フィンランド ユバスキュラ大学

掲載日:2024-10-8

ユバスキュラ大学

2023年度 ヨーロッパ〈フィンランド〉

S. R.(融合学域 先導学類 3年)

私は2023年の8月~2024年の5月末までフィンランドのユバスキュラ大学に留学していました。フィンランドを選んだ理由としては、自分の研究テーマであるウィルビーイングについてより深く知りたく、世界一幸福な国として知られているフィンランドで実際に生活し、その理由を知りたいと思ったからです。現地のユバスキュラ大学では、ビジネス学部の留学生として講義を受けてましが、ビジネス関連の講義だけではなくフィンランド語やコミュニケーションについて、異文化理解、ウェルビーングとSDGsなどの自分の興味のある講義も受けることができました。そして約10ヶ月フィンランドで過ごし、日本では中々できない貴重体験をしてきました。そこで、ここでは印象に残った出来事や、自分の中で変化した価値観などを紹介したいと思います。日常生活において、最も日本で異なっていると感じたのは日照時間でした。フィンランドは地形的に北緯60度より北にあります。従って、夏と冬の日照時間は極端に変わります。私がフィンランドに着いたすぐ8月頃では、日の出は3時から4時ぐらいであり、完全に日が沈むのは23時ぐらいでした。日本は夏でも19時に日の入りしてしまうことから、日照時間が長い夏のフィンランドはすごく新鮮でした。1日がとても長く感じることができ、時間的には夜なのに、視覚的・自分の体感的にはまだ夜でないことに不思議な感覚に陥りました。一方で冬は午前の10時・11時まで太陽を見ることができなくて暗いことが多いです。また明るくなったと思っても15時ぐらいにはすぐに太陽は沈んでしまいます。従って、冬の1日は暗い朝か始まり、現地の大学で講義が終わって帰る際にはもう既に暗くなっています。初めはこのような違いに戸惑いがありましたが、暗くて寒い過酷な冬をどう楽しく過ごすかを知ることができました。フィンランドでは過酷な冬では、家の中をキャンドルなどできれいに装飾して料理や編み物を楽しみ、温かい飲み物を飲みながら友人や家族と穏やかな時間を過ごします。私も仲の良いフィンランドの友人と一緒に料理を作りながら他愛のない話をして御飯を食べ終わると、照明をおとし甘いデザートを食べながら将来の事や自国の文化や政治・制度の事など少し踏み込んだ話をしてより仲を深めました。私はこのゆったりとした空間が物凄く好きで、とても癒された思い出です。日本にいると時間を効率よく使おうと思いついバイトや部活などで予定を詰めてしまいますが、フィンランドでは予定がない日や時間を大事に過ごします。このような日常的な時間や空間の在り方が世界一幸福な国に選ばれる理由の一つだと感じました。留学を終えて振り返ると、色んな文化を持つ人と過ごす日々で、自分にはなかった新たな価値観や考え方が出来ました。その為、今まであった固定概念などが無くなり、より自由な発想で楽観的になれたような気がします、加えて新しい友人をつくったりコミュニティに参加したりすることに積極的になり、自分の意見や提案が言いやすくなりました。
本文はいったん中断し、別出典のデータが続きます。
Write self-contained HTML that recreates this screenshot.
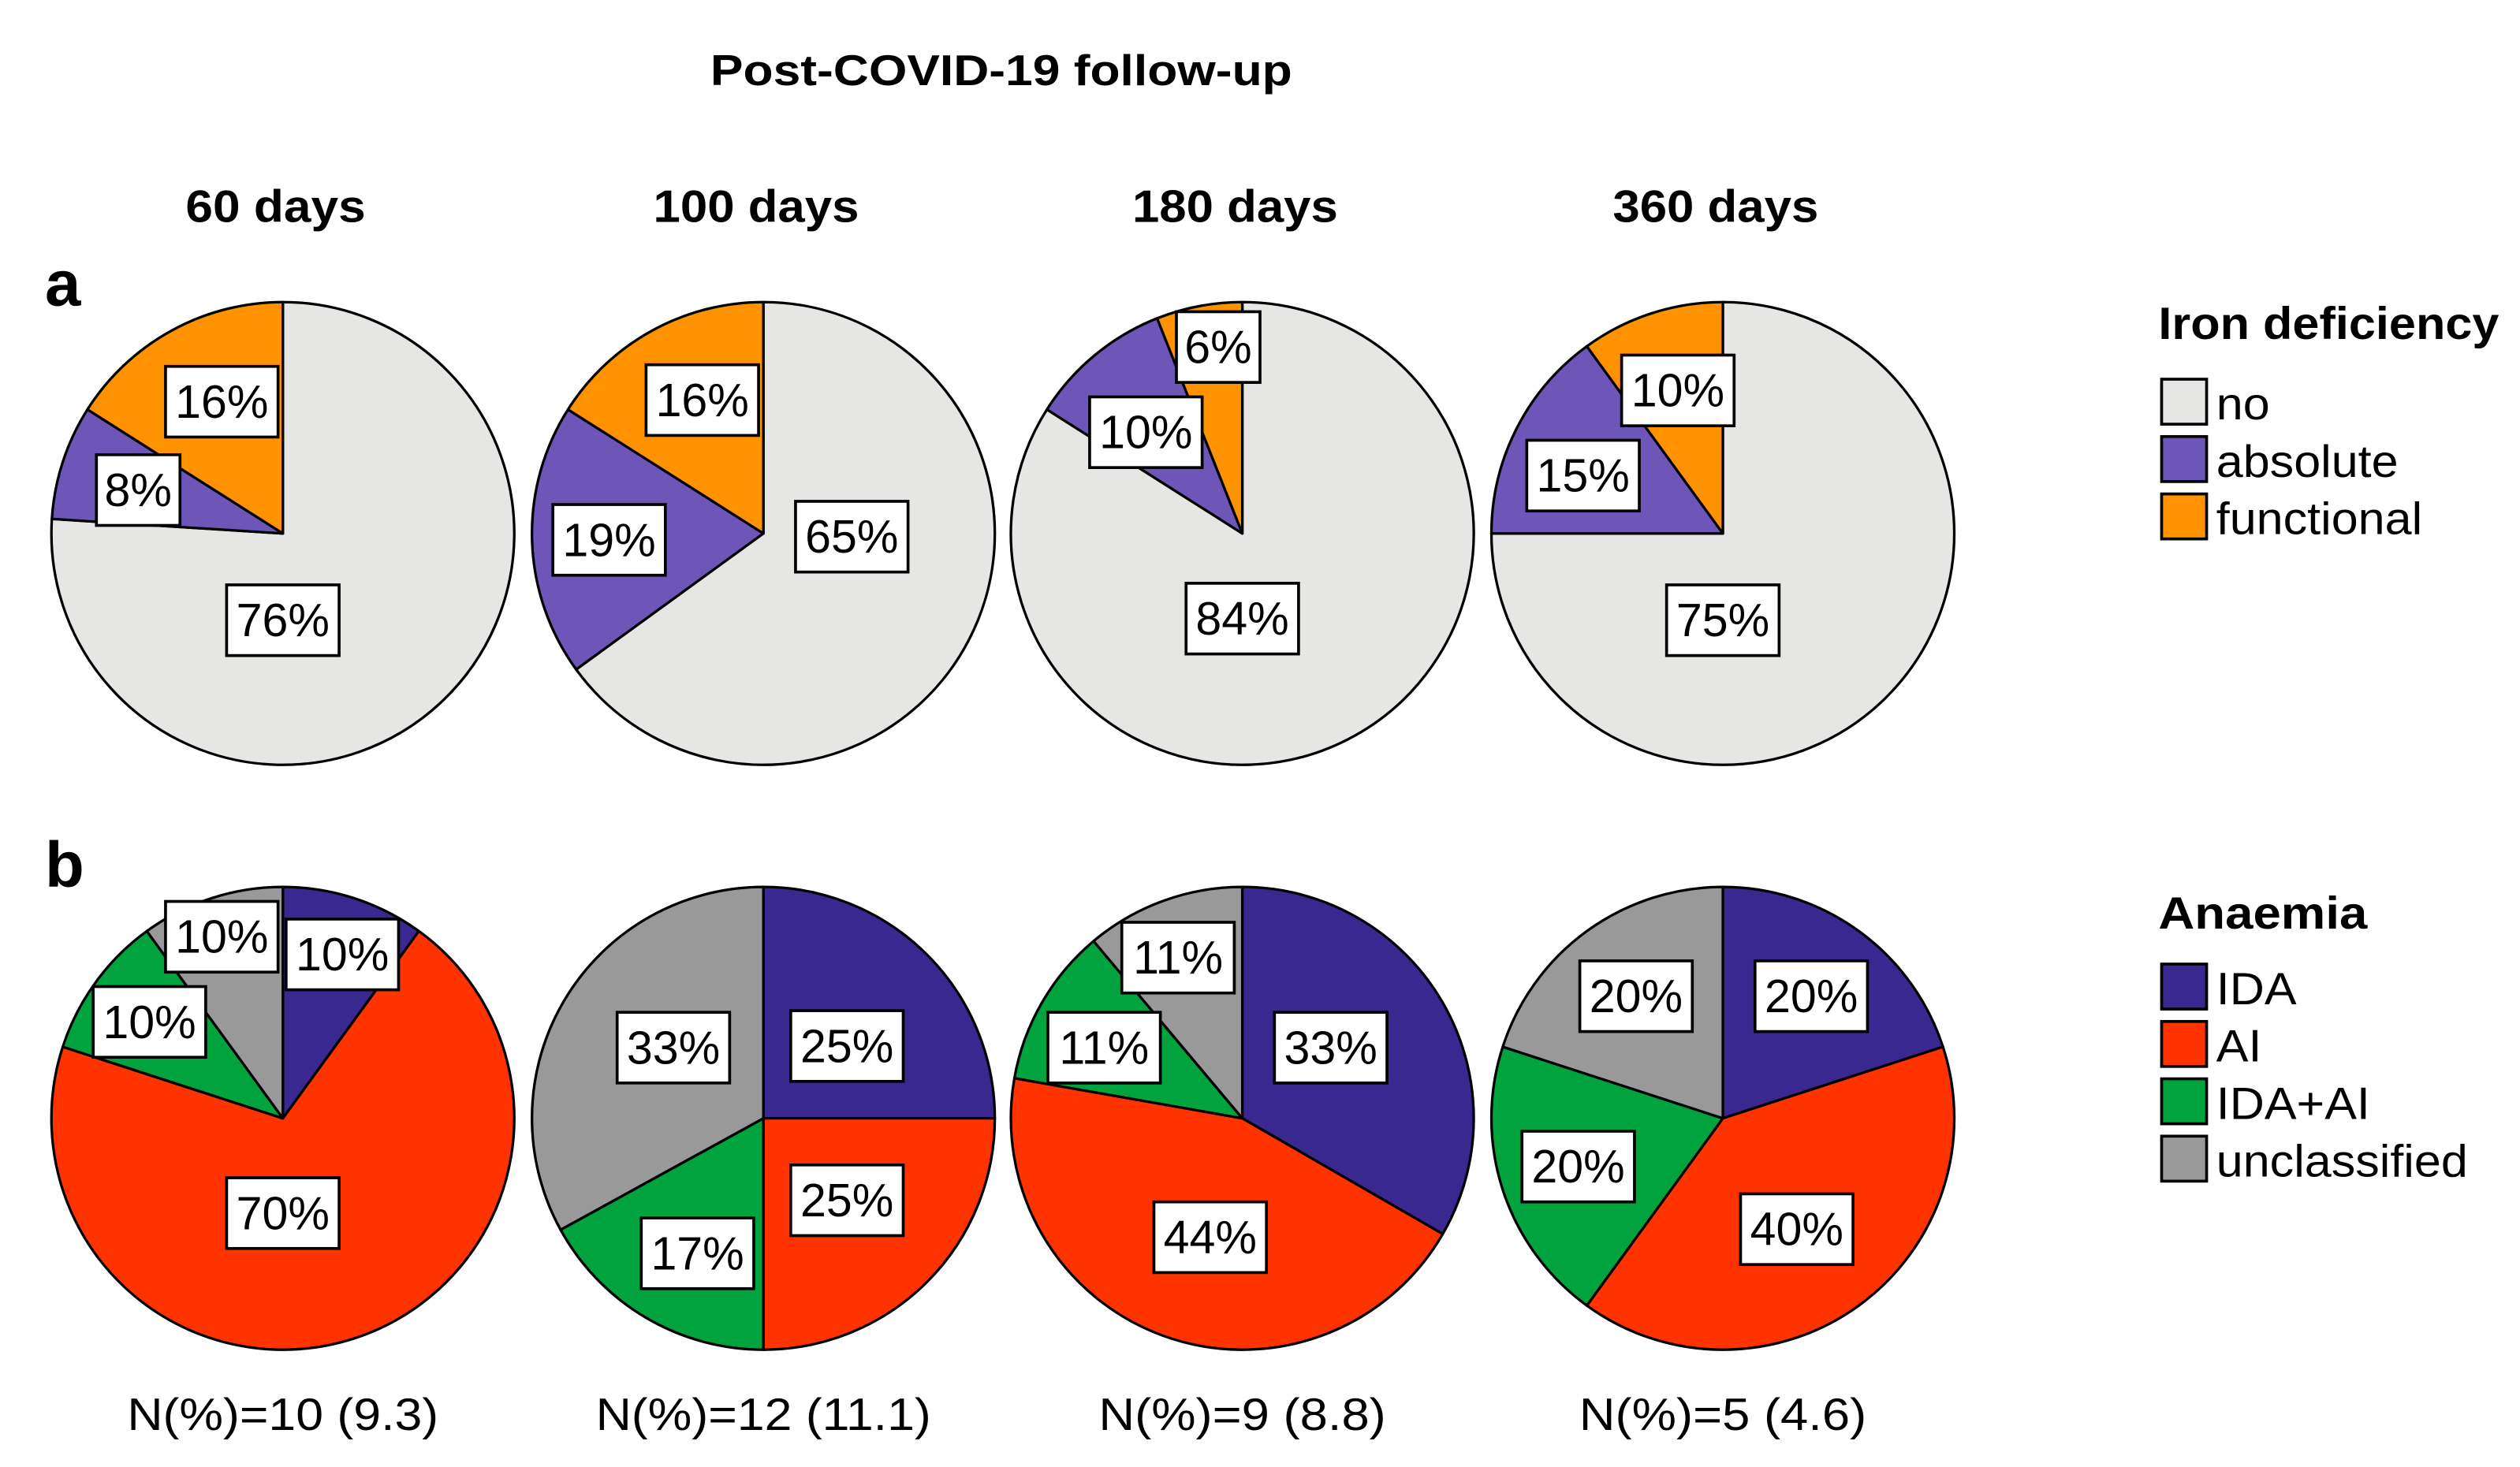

またユバスキュラ大学では、“Local Friend” といった制度があります。これは、現地の学生だけではなく、家族やカップルなどの異文化交流したい人と他国からの留学生をマッチングし、文化交流や留学生の活動を促進する為の制度でした。私はユバスキュラ市から車で30分ほどに離れたところに住んでいる4人家族とマッチングしました。家族には2人の幼い子供たちもいて、とても微笑ましい雰囲気でした。“Local Family”では週に1度ほど会う予定を決めてお互いの文化について教え合ったり、経験したりします。実際に私はフィンランドのイースターを経験することが出来ました。子供たちと一緒にチョコレートエッグを探したり、イースターの装飾を手伝ったり、イースターの特別な食事をいただきました。他にもフィンランドの家庭料理や遊びなどを教えてもらいました。その代わりに私は、日本の現状や若者文化、また日本食などを振舞いました。初めはフィンランド語しか話さない子供たちと打ち解けられるか不安でしたか、帰国前の最後の日には「一緒に過ごせて楽しかった」と言ってもらえることができました。最後にこれから留学をしたいと思っている皆さん、留学に対して初めは不安があると思います。知らない土地で言語の壁があり、頼れる人が少なく大変に感じるかもしれません。しかし深刻に悩まなくも、状況に合わせてなるようになると思います。特に長期留学はその土地の文化を実際に学ぶことができるだけでなく、日本にいるだけでは中々会えない、世界中から来た人たちと一緒に多くの経験を共有できる貴重な場です。ぜひ勇気を出して留学に挑戦してみてください。